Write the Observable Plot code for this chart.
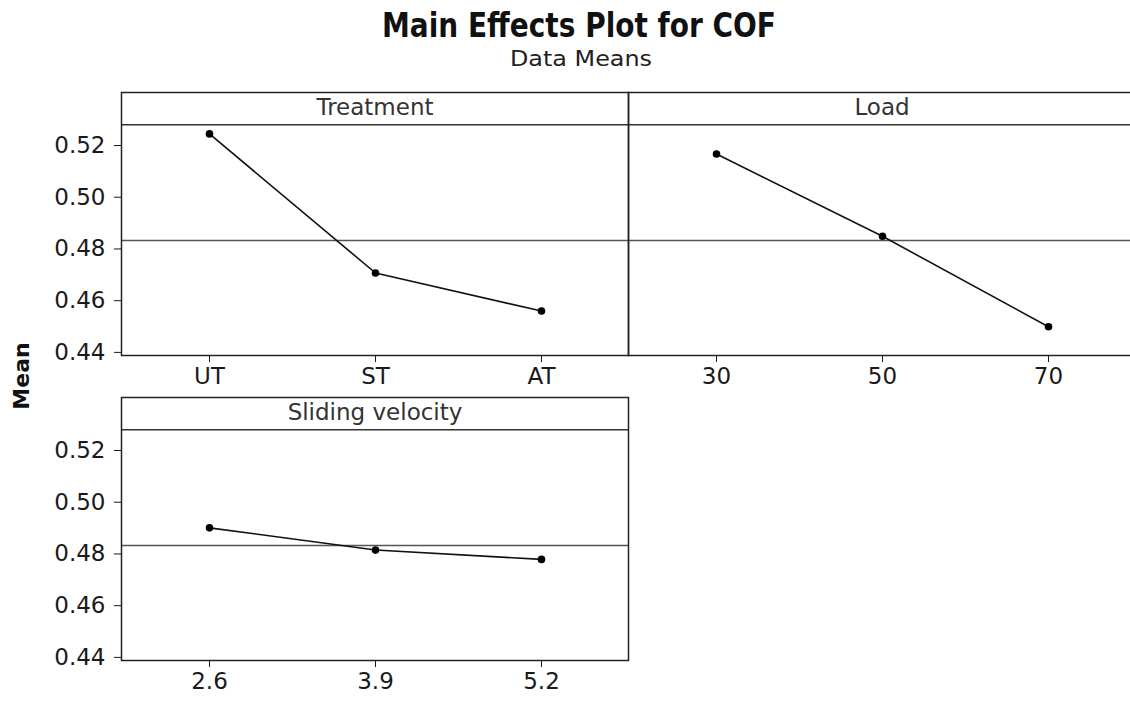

---

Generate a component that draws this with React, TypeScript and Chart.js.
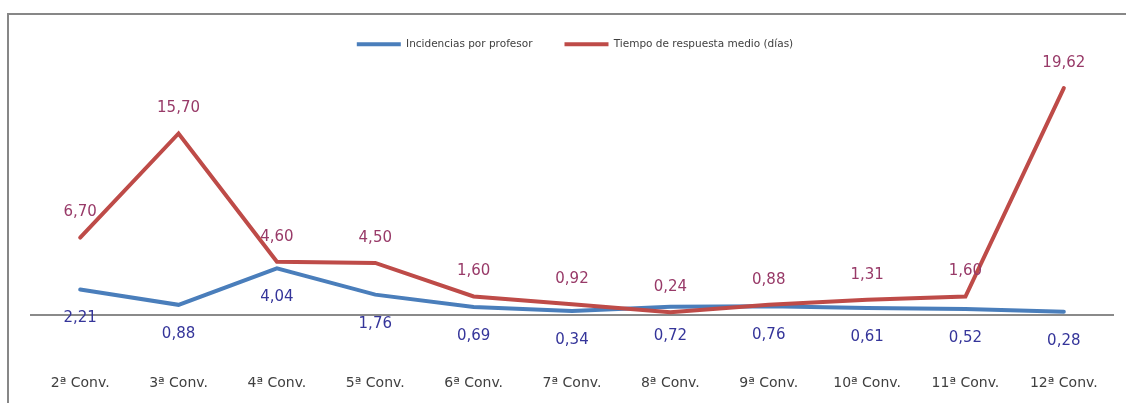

--

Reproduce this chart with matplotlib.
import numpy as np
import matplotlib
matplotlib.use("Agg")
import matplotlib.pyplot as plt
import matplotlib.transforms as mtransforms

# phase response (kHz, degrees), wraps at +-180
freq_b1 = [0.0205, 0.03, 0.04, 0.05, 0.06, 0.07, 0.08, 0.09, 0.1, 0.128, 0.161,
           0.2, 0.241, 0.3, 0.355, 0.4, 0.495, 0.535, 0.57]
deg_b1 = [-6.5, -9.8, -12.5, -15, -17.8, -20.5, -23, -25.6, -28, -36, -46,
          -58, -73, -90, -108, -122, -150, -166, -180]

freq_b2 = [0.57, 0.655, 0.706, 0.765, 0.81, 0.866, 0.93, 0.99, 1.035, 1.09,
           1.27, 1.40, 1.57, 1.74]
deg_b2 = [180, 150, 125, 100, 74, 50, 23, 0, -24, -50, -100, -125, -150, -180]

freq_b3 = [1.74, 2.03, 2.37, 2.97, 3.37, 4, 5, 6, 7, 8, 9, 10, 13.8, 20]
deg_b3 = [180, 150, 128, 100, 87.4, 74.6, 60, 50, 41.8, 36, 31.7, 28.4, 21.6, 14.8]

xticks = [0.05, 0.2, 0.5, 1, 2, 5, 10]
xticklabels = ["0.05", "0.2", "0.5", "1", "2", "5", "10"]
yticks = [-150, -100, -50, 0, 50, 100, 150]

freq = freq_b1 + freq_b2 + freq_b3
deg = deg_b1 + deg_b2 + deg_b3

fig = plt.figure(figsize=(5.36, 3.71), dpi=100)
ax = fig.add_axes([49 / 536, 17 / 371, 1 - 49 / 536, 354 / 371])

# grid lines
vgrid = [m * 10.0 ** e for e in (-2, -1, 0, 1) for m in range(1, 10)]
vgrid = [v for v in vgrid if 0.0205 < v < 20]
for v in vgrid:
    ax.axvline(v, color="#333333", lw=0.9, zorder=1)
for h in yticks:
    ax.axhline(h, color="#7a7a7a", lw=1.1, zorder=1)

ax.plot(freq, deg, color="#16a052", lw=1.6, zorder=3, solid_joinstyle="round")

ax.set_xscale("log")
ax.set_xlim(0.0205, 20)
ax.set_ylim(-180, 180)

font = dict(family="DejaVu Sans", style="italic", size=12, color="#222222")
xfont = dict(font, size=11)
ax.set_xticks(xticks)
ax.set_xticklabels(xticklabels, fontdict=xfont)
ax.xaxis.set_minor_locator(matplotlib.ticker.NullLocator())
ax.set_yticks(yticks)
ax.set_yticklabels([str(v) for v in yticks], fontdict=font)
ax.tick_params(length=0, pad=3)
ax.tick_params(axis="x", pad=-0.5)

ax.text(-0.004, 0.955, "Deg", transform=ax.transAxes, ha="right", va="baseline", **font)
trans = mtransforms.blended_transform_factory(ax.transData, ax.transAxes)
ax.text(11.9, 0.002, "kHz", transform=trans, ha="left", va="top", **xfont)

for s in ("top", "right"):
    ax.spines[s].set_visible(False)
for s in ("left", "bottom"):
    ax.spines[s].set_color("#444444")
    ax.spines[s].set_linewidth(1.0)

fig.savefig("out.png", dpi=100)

EXERCISE AIM:
Review the preceding data and report every line that includes the string "with".

EXERCISE RESULT:
Generate a component that draws this with React, TypeScript and Chart.js.
Reproduce this chart with matplotlib.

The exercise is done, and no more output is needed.